8. Die Selbstoffenbarung Jesu am letzten Tage des Laubhüttenfestes

(Joh. 7, 37-53)

An dem letzten, dem großen Tage des Festes aber trat Jesus auf und rief: „Wenn einer dürstet, so komme er zu mir und trinke! Wer an mich glaubt, Ströme lebendigen Wassers werden, wie die Schrift sagt, aus seinem Innern fließen.“ Das sagte er aber von dem Geiste, den diejenigen empfangen sollten, die an ihn glauben würden. Denn noch war der Geist nicht gegeben, weil Jesus noch nicht verherrlicht worden war.

Einige aus dem Volke sagten, als sie diese seine Worte hörten: „Dieser ist wahrhaftig der Prophet.“ Andere sagten: „Dieser ist Christus.“ Wieder andere sagten. „Soll denn Christus aus Galiläa kommen? Sagt nicht die Schrift: Christus kommt aus dem Geschlechte Davids und aus dem Flecken Bethlehem, wo David war?“ Es entstand also unter dem Volke Spaltung um seinetwillen. Einige aber von ihnen wollten ihn ergreifen, allein niemand legte Hand an ihn.

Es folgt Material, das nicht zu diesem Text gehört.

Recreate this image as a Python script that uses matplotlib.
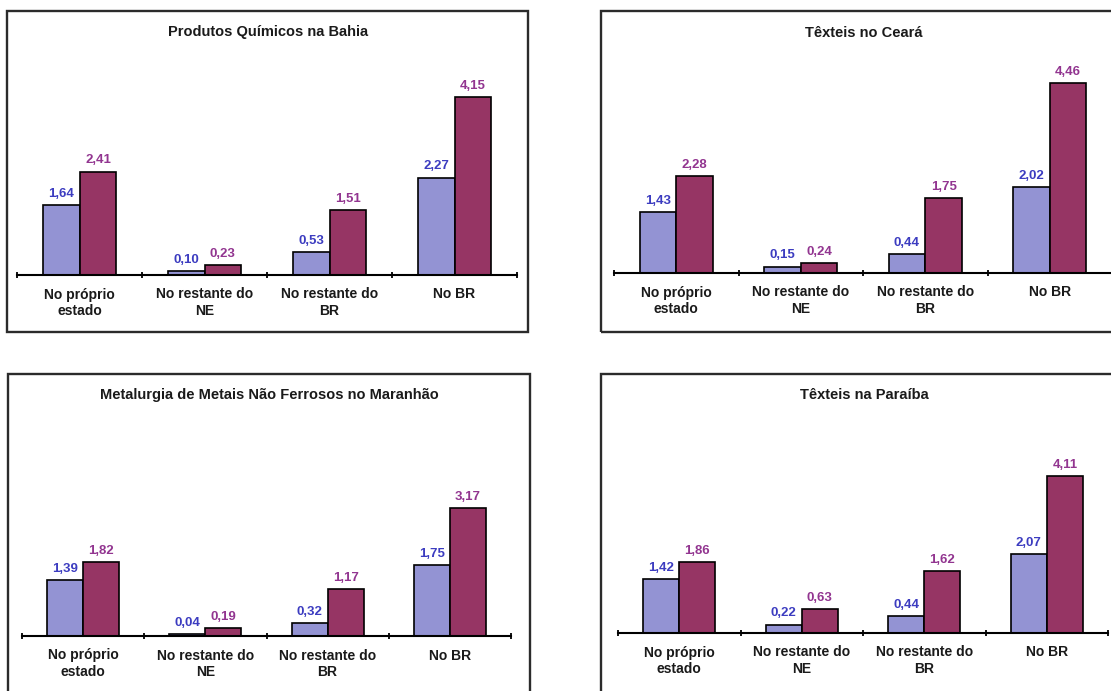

[ Jacob Jordaens: Christ instructing Nicodemus ]

Es kamen nun die Diener zu den Hohenpriestern und Pharisäern. Und diese sprachen zu ihnen: „Warum habt ihr ihn nicht hergebracht?“ Die Diener antworteten: „Niemals hat ein Mensch so geredet wie dieser Mensch.“ Da antworteten ihnen die Pharisäer: „Seid auch ihr etwa verführt? Hat denn wohl einer von den Vorstehern an ihn geglaubt oder von den Pharisäern? Aber dieser gemeine Haufe da, der das Gesetz nicht kennt, verflucht sind sie!“

Da sprach Nikodemus zu ihnen, derselbe, der des Nachts zu ihm gekommen, der einer aus ihnen war: „Richtet denn unser Gesetz den Menschen, bevor es ihn verhört und erkannt hat, was er tut?“ Sie erwiderten ihm: „Bist etwa auch du ein Galiläer? Durchforsche die Schrift und sieh, dass aus Galiläa nimmer ein Prophet ersteht!“ Darauf gingen sie weg, ein jeder in sein Haus.